__Raw data__
* * * * *

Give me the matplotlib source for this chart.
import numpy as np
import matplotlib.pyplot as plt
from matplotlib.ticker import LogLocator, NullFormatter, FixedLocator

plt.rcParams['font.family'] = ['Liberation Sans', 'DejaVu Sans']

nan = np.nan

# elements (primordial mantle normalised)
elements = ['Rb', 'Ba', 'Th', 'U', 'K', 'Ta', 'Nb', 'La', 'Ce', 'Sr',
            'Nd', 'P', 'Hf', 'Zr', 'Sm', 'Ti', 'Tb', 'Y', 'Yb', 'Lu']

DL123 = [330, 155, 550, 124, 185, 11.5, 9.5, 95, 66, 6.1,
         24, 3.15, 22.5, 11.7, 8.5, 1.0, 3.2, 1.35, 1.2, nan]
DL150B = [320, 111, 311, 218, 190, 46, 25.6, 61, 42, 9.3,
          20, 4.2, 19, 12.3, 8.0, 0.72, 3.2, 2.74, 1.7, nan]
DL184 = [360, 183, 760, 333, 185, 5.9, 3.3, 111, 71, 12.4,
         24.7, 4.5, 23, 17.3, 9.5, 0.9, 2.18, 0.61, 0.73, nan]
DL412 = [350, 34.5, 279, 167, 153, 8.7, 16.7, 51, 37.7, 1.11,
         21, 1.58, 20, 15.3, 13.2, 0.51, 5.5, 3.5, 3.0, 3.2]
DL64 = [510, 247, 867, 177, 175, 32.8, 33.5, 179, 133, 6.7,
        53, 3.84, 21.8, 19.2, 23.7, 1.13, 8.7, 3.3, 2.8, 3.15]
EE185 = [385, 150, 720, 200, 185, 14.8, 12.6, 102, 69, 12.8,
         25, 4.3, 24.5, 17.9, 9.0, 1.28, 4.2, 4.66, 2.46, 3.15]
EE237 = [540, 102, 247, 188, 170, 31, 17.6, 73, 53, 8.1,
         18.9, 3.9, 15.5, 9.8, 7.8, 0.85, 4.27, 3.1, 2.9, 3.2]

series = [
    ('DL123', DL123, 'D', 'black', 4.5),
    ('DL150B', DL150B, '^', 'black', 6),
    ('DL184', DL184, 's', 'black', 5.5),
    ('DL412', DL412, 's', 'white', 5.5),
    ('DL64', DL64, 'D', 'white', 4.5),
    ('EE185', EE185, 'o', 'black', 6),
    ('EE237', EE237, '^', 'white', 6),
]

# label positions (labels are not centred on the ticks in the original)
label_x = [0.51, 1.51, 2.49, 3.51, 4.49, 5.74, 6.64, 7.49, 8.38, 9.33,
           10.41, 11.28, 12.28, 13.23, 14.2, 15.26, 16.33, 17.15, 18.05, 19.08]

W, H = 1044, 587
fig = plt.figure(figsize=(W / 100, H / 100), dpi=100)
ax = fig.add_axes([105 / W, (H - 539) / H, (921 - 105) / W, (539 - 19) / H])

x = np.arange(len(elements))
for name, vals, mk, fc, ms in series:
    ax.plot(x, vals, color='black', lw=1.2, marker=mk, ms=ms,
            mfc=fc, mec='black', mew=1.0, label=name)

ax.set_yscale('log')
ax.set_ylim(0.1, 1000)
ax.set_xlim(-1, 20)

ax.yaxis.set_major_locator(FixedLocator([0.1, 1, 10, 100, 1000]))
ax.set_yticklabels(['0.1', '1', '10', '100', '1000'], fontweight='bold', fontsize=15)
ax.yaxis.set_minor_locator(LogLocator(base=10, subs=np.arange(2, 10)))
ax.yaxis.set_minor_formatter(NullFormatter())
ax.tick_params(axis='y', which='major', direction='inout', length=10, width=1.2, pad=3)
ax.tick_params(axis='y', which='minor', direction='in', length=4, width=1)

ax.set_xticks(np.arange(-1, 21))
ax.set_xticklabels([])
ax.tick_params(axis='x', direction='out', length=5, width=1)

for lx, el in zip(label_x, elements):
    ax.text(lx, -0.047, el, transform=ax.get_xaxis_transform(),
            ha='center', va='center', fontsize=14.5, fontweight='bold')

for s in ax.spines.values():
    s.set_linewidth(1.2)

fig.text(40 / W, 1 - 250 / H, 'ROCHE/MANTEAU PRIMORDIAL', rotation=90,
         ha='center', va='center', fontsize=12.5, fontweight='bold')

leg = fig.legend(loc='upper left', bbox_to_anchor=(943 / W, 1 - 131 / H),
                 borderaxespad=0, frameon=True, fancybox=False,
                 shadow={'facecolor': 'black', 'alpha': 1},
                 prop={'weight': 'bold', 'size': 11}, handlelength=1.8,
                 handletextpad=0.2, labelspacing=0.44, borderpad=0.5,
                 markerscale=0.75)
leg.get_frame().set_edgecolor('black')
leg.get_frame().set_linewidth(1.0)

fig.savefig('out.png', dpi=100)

* * * * *

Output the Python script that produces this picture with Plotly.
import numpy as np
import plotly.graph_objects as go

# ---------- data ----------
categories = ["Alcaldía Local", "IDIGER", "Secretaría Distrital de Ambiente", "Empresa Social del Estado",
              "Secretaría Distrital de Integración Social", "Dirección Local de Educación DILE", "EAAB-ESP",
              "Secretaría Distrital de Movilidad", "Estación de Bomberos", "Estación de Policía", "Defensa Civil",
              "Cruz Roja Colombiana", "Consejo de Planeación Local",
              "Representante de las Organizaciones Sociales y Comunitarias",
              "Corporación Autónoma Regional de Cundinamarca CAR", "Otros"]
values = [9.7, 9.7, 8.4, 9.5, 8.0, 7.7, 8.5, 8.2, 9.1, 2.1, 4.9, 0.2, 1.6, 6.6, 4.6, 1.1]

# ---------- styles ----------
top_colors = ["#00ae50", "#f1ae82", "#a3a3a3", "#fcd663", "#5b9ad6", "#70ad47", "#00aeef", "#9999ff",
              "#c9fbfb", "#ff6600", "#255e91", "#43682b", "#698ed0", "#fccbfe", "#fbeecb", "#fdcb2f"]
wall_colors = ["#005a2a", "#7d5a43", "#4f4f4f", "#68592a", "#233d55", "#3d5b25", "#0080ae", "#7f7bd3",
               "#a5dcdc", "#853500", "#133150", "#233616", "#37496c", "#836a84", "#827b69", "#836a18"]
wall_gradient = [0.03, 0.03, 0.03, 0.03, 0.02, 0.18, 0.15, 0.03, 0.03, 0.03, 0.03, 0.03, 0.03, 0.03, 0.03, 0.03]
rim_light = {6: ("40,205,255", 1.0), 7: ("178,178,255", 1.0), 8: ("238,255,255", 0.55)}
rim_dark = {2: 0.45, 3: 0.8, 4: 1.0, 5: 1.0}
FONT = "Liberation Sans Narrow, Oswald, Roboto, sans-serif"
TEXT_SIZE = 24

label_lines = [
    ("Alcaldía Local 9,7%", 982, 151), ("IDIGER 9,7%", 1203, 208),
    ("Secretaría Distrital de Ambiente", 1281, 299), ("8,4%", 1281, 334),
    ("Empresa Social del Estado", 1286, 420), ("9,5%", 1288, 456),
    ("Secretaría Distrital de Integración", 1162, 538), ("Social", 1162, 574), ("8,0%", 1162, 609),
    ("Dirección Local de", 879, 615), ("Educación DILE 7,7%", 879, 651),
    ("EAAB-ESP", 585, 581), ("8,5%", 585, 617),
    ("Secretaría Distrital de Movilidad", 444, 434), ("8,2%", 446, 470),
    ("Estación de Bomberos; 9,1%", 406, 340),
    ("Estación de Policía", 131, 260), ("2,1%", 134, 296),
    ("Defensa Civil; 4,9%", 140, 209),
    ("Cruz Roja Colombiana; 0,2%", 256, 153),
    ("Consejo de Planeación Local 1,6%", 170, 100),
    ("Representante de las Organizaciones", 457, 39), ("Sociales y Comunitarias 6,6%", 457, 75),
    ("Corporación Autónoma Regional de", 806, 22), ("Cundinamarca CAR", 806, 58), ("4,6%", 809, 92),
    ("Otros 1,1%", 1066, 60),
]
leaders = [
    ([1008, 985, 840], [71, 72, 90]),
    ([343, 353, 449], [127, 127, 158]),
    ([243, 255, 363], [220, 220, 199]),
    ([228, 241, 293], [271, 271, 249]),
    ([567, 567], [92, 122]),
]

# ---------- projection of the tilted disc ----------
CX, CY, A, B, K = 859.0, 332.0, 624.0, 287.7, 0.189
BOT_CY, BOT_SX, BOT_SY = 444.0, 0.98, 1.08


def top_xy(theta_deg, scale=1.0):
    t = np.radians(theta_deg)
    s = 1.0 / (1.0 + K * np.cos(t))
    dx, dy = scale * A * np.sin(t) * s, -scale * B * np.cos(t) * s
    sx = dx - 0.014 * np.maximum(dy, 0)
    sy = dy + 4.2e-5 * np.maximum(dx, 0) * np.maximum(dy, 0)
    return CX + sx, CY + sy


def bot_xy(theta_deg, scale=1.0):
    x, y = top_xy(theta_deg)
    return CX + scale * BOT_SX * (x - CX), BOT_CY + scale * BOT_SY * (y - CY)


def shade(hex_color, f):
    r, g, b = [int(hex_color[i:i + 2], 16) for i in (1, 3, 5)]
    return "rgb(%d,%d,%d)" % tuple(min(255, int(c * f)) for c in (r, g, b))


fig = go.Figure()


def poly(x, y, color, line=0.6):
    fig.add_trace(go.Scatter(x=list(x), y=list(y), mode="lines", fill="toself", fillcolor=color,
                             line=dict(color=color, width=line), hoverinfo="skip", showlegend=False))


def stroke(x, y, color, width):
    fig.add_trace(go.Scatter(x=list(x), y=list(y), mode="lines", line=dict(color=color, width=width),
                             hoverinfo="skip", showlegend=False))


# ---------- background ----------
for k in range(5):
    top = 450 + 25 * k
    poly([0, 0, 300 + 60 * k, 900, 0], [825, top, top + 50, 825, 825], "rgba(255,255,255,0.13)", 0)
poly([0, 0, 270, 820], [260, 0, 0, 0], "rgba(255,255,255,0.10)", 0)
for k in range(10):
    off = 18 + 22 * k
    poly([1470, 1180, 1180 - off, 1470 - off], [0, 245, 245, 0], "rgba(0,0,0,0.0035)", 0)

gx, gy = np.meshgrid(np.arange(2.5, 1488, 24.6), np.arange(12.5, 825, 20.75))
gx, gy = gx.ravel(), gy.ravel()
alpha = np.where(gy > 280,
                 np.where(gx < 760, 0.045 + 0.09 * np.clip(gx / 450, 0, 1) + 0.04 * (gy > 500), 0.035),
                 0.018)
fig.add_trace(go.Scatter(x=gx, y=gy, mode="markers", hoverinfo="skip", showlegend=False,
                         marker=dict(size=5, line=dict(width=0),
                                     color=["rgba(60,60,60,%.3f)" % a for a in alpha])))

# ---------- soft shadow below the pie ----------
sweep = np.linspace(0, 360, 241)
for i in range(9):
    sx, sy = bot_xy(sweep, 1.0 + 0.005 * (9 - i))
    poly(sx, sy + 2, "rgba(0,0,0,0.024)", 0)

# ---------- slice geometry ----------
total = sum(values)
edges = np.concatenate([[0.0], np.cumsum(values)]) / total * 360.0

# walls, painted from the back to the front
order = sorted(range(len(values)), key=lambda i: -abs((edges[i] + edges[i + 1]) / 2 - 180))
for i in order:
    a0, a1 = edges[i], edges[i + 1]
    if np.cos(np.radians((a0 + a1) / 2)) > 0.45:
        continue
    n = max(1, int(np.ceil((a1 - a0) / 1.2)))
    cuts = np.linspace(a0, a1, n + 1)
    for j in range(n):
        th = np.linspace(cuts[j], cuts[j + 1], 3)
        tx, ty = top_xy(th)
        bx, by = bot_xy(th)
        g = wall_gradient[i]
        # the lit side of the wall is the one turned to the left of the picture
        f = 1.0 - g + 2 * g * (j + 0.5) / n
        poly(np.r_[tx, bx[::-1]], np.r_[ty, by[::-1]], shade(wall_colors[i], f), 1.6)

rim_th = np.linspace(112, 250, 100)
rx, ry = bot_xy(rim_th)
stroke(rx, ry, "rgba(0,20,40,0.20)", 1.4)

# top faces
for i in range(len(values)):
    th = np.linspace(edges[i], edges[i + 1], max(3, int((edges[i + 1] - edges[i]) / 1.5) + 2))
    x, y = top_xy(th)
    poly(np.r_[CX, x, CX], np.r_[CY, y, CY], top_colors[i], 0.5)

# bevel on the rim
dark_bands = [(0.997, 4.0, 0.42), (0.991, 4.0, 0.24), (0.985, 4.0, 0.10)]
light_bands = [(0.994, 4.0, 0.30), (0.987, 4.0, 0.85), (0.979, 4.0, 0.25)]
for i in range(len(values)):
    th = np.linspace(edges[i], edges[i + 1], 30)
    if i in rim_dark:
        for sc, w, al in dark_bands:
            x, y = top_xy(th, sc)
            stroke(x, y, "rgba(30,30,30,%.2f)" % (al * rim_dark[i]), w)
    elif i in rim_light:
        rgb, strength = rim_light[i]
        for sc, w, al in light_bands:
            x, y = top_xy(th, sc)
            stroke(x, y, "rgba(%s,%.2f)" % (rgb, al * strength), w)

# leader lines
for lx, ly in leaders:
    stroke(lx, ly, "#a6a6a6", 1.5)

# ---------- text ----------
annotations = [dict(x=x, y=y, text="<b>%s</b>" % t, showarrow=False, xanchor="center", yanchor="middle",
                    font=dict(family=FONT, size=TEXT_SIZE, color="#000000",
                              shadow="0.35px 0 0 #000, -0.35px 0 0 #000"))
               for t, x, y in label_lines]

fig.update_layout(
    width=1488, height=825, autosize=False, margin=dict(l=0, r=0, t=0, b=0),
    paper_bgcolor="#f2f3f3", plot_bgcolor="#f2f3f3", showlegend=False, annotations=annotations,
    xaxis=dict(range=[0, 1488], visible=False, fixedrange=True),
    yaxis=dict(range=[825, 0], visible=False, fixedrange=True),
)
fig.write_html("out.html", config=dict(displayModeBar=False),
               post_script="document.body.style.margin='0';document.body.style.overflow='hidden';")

* * * * *

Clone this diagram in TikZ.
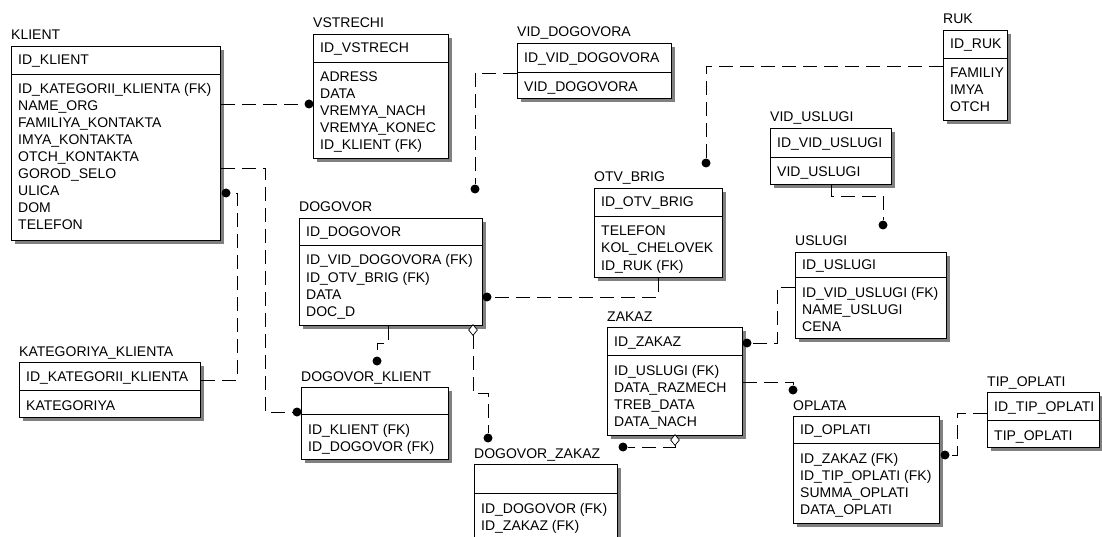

* * * * *

__Given task__
Check every line of the data, and copy the ones that contain "picture".

__Answer to this problem__
Output the Python script that produces this picture with Plotly.
        # the lit side of the wall is the one turned to the left of the picture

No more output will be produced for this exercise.